— start of DATA FOR THE TASK —

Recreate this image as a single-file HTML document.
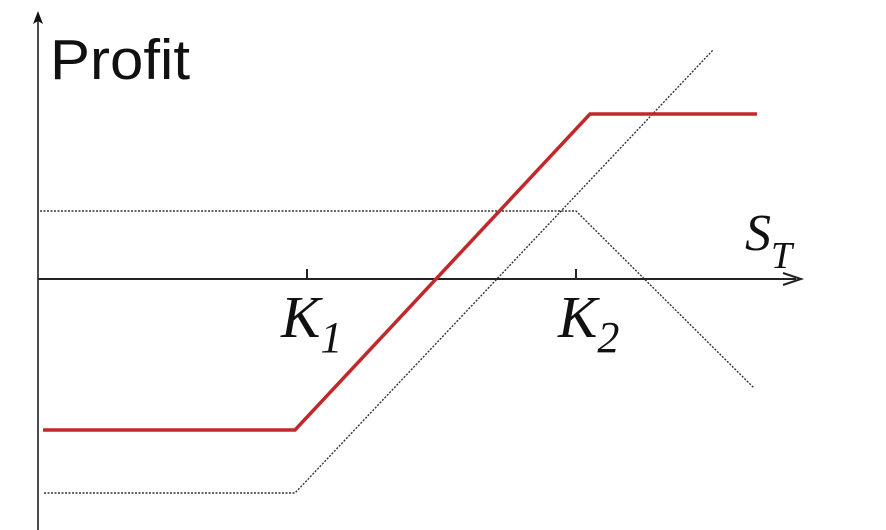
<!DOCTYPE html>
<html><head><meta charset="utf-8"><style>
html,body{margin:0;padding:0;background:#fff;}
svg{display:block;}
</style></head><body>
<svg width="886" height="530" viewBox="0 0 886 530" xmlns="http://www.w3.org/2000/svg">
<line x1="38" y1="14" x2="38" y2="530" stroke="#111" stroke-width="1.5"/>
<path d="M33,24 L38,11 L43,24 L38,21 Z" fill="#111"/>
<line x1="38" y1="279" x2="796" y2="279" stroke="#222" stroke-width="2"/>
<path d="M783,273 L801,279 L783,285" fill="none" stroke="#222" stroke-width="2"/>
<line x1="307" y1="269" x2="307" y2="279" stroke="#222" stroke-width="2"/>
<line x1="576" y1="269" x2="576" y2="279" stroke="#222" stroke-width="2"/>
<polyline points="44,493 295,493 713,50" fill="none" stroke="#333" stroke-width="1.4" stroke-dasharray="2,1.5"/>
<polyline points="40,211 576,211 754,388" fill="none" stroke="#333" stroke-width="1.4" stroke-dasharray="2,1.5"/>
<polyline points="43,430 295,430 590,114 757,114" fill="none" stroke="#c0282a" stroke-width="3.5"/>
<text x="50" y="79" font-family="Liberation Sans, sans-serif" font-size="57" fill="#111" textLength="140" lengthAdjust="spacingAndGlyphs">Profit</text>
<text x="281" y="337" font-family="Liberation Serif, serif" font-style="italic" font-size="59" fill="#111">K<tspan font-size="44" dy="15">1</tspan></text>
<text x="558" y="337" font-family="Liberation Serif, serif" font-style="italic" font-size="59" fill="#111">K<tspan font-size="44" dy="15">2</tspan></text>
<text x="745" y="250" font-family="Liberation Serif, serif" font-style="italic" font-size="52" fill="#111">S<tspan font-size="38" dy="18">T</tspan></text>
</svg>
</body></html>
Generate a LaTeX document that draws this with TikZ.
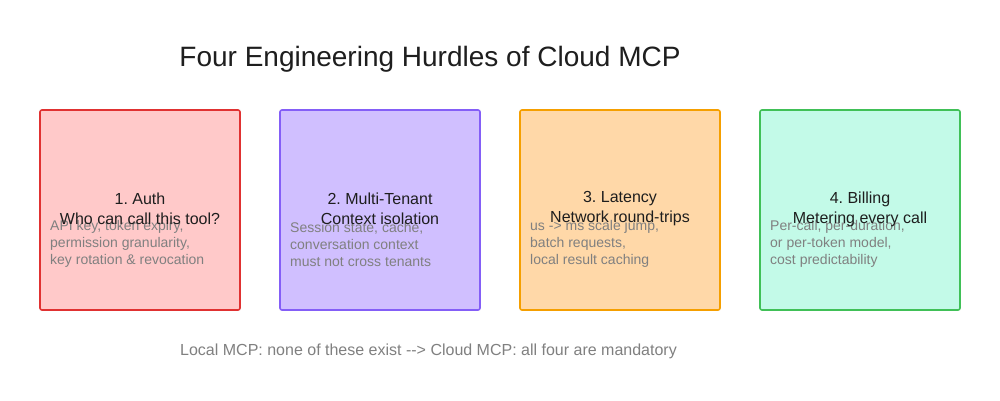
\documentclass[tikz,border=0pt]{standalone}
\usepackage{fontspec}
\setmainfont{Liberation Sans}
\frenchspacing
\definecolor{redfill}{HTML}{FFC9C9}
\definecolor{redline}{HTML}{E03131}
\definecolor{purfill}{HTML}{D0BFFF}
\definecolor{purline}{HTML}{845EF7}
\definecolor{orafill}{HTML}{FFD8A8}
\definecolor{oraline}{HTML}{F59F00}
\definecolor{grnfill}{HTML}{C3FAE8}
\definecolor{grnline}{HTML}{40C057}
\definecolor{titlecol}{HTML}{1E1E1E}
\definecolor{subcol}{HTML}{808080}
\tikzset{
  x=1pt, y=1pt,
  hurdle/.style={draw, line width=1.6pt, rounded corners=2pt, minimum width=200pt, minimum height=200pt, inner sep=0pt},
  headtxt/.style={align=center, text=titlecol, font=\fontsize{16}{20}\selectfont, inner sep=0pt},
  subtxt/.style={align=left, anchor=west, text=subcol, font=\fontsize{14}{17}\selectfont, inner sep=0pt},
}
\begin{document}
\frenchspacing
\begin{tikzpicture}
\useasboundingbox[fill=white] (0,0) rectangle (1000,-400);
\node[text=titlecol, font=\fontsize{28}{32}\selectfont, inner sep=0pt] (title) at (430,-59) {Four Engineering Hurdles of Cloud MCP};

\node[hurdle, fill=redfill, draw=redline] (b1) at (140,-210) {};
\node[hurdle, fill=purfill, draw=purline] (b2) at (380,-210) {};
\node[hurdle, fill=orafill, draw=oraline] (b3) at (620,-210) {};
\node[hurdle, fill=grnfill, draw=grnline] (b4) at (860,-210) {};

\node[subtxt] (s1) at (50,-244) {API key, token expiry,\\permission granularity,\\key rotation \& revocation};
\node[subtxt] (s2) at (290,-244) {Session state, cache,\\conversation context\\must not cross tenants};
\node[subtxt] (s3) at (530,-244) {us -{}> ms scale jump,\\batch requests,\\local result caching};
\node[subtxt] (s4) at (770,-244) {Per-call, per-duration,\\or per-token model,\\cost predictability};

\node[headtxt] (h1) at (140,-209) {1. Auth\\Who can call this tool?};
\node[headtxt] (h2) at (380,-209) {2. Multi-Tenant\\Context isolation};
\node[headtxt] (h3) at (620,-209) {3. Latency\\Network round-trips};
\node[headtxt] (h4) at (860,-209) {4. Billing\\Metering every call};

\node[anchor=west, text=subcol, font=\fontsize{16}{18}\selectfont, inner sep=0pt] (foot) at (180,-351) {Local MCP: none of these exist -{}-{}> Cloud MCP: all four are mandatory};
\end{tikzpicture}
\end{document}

— end of DATA FOR THE TASK —

● **EXERCISE**: Copy all of the entries verbatim, leaving out any pictures they contain.

● **OUTPUT FOR THIS TASK**:
Recreate this image as a single-file HTML document.
<!DOCTYPE html>
<html><head><meta charset="utf-8"><style>
html,body{margin:0;padding:0;background:#fff;}
svg{display:block;}
</style></head><body>
<svg width="886" height="530" viewBox="0 0 886 530" xmlns="http://www.w3.org/2000/svg">
<line x1="38" y1="14" x2="38" y2="530" stroke="#111" stroke-width="1.5"/>
<path d="M33,24 L38,11 L43,24 L38,21 Z" fill="#111"/>
<line x1="38" y1="279" x2="796" y2="279" stroke="#222" stroke-width="2"/>
<path d="M783,273 L801,279 L783,285" fill="none" stroke="#222" stroke-width="2"/>
<line x1="307" y1="269" x2="307" y2="279" stroke="#222" stroke-width="2"/>
<line x1="576" y1="269" x2="576" y2="279" stroke="#222" stroke-width="2"/>
<polyline points="44,493 295,493 713,50" fill="none" stroke="#333" stroke-width="1.4" stroke-dasharray="2,1.5"/>
<polyline points="40,211 576,211 754,388" fill="none" stroke="#333" stroke-width="1.4" stroke-dasharray="2,1.5"/>
<polyline points="43,430 295,430 590,114 757,114" fill="none" stroke="#c0282a" stroke-width="3.5"/>
<text x="50" y="79" font-family="Liberation Sans, sans-serif" font-size="57" fill="#111" textLength="140" lengthAdjust="spacingAndGlyphs">Profit</text>
<text x="281" y="337" font-family="Liberation Serif, serif" font-style="italic" font-size="59" fill="#111">K<tspan font-size="44" dy="15">1</tspan></text>
<text x="558" y="337" font-family="Liberation Serif, serif" font-style="italic" font-size="59" fill="#111">K<tspan font-size="44" dy="15">2</tspan></text>
<text x="745" y="250" font-family="Liberation Serif, serif" font-style="italic" font-size="52" fill="#111">S<tspan font-size="38" dy="18">T</tspan></text>
</svg>
</body></html>
Generate a LaTeX document that draws this with TikZ.
\documentclass[tikz,border=0pt]{standalone}
\usepackage{fontspec}
\setmainfont{Liberation Sans}
\frenchspacing
\definecolor{redfill}{HTML}{FFC9C9}
\definecolor{redline}{HTML}{E03131}
\definecolor{purfill}{HTML}{D0BFFF}
\definecolor{purline}{HTML}{845EF7}
\definecolor{orafill}{HTML}{FFD8A8}
\definecolor{oraline}{HTML}{F59F00}
\definecolor{grnfill}{HTML}{C3FAE8}
\definecolor{grnline}{HTML}{40C057}
\definecolor{titlecol}{HTML}{1E1E1E}
\definecolor{subcol}{HTML}{808080}
\tikzset{
  x=1pt, y=1pt,
  hurdle/.style={draw, line width=1.6pt, rounded corners=2pt, minimum width=200pt, minimum height=200pt, inner sep=0pt},
  headtxt/.style={align=center, text=titlecol, font=\fontsize{16}{20}\selectfont, inner sep=0pt},
  subtxt/.style={align=left, anchor=west, text=subcol, font=\fontsize{14}{17}\selectfont, inner sep=0pt},
}
\begin{document}
\frenchspacing
\begin{tikzpicture}
\useasboundingbox[fill=white] (0,0) rectangle (1000,-400);
\node[text=titlecol, font=\fontsize{28}{32}\selectfont, inner sep=0pt] (title) at (430,-59) {Four Engineering Hurdles of Cloud MCP};

\node[hurdle, fill=redfill, draw=redline] (b1) at (140,-210) {};
\node[hurdle, fill=purfill, draw=purline] (b2) at (380,-210) {};
\node[hurdle, fill=orafill, draw=oraline] (b3) at (620,-210) {};
\node[hurdle, fill=grnfill, draw=grnline] (b4) at (860,-210) {};

\node[subtxt] (s1) at (50,-244) {API key, token expiry,\\permission granularity,\\key rotation \& revocation};
\node[subtxt] (s2) at (290,-244) {Session state, cache,\\conversation context\\must not cross tenants};
\node[subtxt] (s3) at (530,-244) {us -{}> ms scale jump,\\batch requests,\\local result caching};
\node[subtxt] (s4) at (770,-244) {Per-call, per-duration,\\or per-token model,\\cost predictability};

\node[headtxt] (h1) at (140,-209) {1. Auth\\Who can call this tool?};
\node[headtxt] (h2) at (380,-209) {2. Multi-Tenant\\Context isolation};
\node[headtxt] (h3) at (620,-209) {3. Latency\\Network round-trips};
\node[headtxt] (h4) at (860,-209) {4. Billing\\Metering every call};

\node[anchor=west, text=subcol, font=\fontsize{16}{18}\selectfont, inner sep=0pt] (foot) at (180,-351) {Local MCP: none of these exist -{}-{}> Cloud MCP: all four are mandatory};
\end{tikzpicture}
\end{document}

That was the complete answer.